I spoke up just as you did and because in Wisconsin our unions were dissolved , administrators became bullies and I was non-renewed after 12 years in my district. Never a bad thing said about me to my face…never a negative mark on an evaluation…parents requesting me…actively involved…test scores high and improving…so be careful how you say what you need to say. It is an ugly profession for some areas right now.
It’s amazing that we all graduated and went on to college to earn our respected degrees. How in the world did we all go on to become successful educators with a passion for teaching our students? Those teachers who taught us must have done something right along the way. I doubt that it mattered so much what content we were taught when, at each grade. I suspect it had much to do with their own passion and autonomy within reason to instill in us a love of learning.
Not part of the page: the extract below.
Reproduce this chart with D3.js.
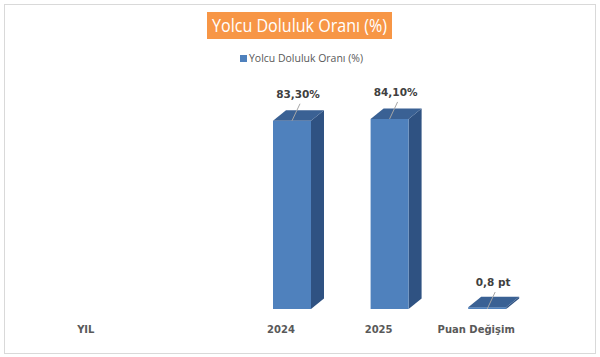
<!DOCTYPE html>
<html><head><meta charset="utf-8">
<script src="https://cdn.jsdelivr.net/npm/d3@7"></script>
<style>body{margin:0;background:#fff}</style>
</head><body>
<svg id="c" width="600" height="357"></svg>
<script>
const categories = ["YIL", "", "2024", "2025", "Puan Değişim"];
const values = [null, null, 83.3, 84.1, 0.8];
const valueLabels = [null, null, "83,30%", "84,10%", "0,8 pt"];
const seriesName = "Yolcu Doluluk Oranı (%)";
const title = "Yolcu Doluluk Oranı (%)";

const svg = d3.select("#c");
svg.append("rect").attr("x",0).attr("y",0).attr("width",600).attr("height",357).attr("fill","#fff");
svg.append("rect").attr("x",4.5).attr("y",4.5).attr("width",591).attr("height",349)
  .attr("fill","#fff").attr("stroke","#d9d9d9").attr("stroke-width",1);

// title
svg.append("rect").attr("x",207).attr("y",12).attr("width",185).attr("height",27).attr("fill","#F79646");
svg.append("text").attr("x",299.5).attr("y",32).attr("text-anchor","middle")
  .attr("font-family","Open Sans").attr("font-size",18).attr("fill","#fff")
  .attr("textLength",175).attr("lengthAdjust","spacingAndGlyphs").text(title);

// legend
svg.append("rect").attr("x",240).attr("y",55).attr("width",7).attr("height",7).attr("fill","#4F81BD");
svg.append("text").attr("x",249).attr("y",62).attr("font-family","Open Sans").attr("font-size",10.5)
  .attr("fill","#595959").attr("textLength",114).attr("lengthAdjust","spacingAndGlyphs").text(seriesName);

const x = d3.scaleBand().domain(categories).range([37, 525]).padding(0);
const y = d3.scaleLinear().domain([0, 100]).range([309, 83]);
const barW = 38, off = 11, dx = 13, dy = -10.5;

const data = categories.map((c,i)=>({c, v: values[i], lab: valueLabels[i]})).filter(d=>d.v!=null);
const g = svg.append("g");
data.forEach(d=>{
  const cx = x(d.c) + x.bandwidth()/2 + off;
  const x0 = cx - barW/2, x1 = cx + barW/2;
  const yt = y(d.v), yb = y(0);
  // side
  g.append("path").attr("d",`M${x1},${yb}L${x1+dx},${yb+dy}L${x1+dx},${yt+dy}L${x1},${yt}Z`).attr("fill","#2F5282");
  // front
  g.append("rect").attr("x",x0).attr("y",yt).attr("width",barW).attr("height",yb-yt).attr("fill","#4F81BD");
  // top
  g.append("path").attr("d",`M${x0},${yt}L${x0+dx},${yt+dy}L${x1+dx},${yt+dy}L${x1},${yt}Z`).attr("fill","#3A6194");
  // leader + label
  const lx0 = cx, ly0 = d.v < 5 ? yb : yt;
  g.append("line").attr("x1",lx0).attr("y1",ly0).attr("x2",lx0+8).attr("y2",ly0-17)
    .attr("stroke","#a6a6a6").attr("stroke-width",1);
  g.append("text").attr("x",cx+6).attr("y",ly0-23).attr("text-anchor","middle")
    .attr("font-family","DejaVu Sans").attr("font-weight","bold").attr("font-size",10.5)
    .attr("fill","#404040").text(d.lab);
});

// category axis labels
const ax = d3.axisBottom(x).tickSize(0).tickPadding(0);
const axg = svg.append("g").attr("transform","translate(0,326)").call(ax);
axg.select(".domain").remove();
axg.selectAll("text").attr("font-family","DejaVu Sans").attr("font-weight","bold")
  .attr("font-size",10).attr("fill","#595959").attr("dy","0.71em");
</script>
</body></html>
Yes, there was a curriculum, probably with a scope and sequence, but those teachers were allowed to be professionals and to use their knowledge to teach us what we needed to know at each grade level. As a student of the 60s and 70s I learned how to be a learner, and much of what I know today I have probably learned on my own. That is because I was taught by teachers who instilled in me a passion to know more and a work ethic to search it out. I doubt that any standardized test could produce data to measure those skills.
I find that many who comment negatively on children of poverty and the parenting skills of those in high poverty usually have very little actual experience working with them over the long term. It is such a very complicated issue and there are no solutions that work in isolation. I once thought I had the answers. But having tried over the years, I now know that if it were that simple it would have been accomplished long ago. All I can do for now is walk the walk with my high poverty students and be as supportive as I can by connecting families with community resources. When I hear the Edudeformers with their solutions that sound Oh So Simple, I want to laugh. But it is not so funny. It is shameful. The shame is that what they profess is good for “other people’s children” is never what is good enough for their own. We know what works in education. It is the same thing that works for the children of our Edudeformers and our President and our Education Secretary.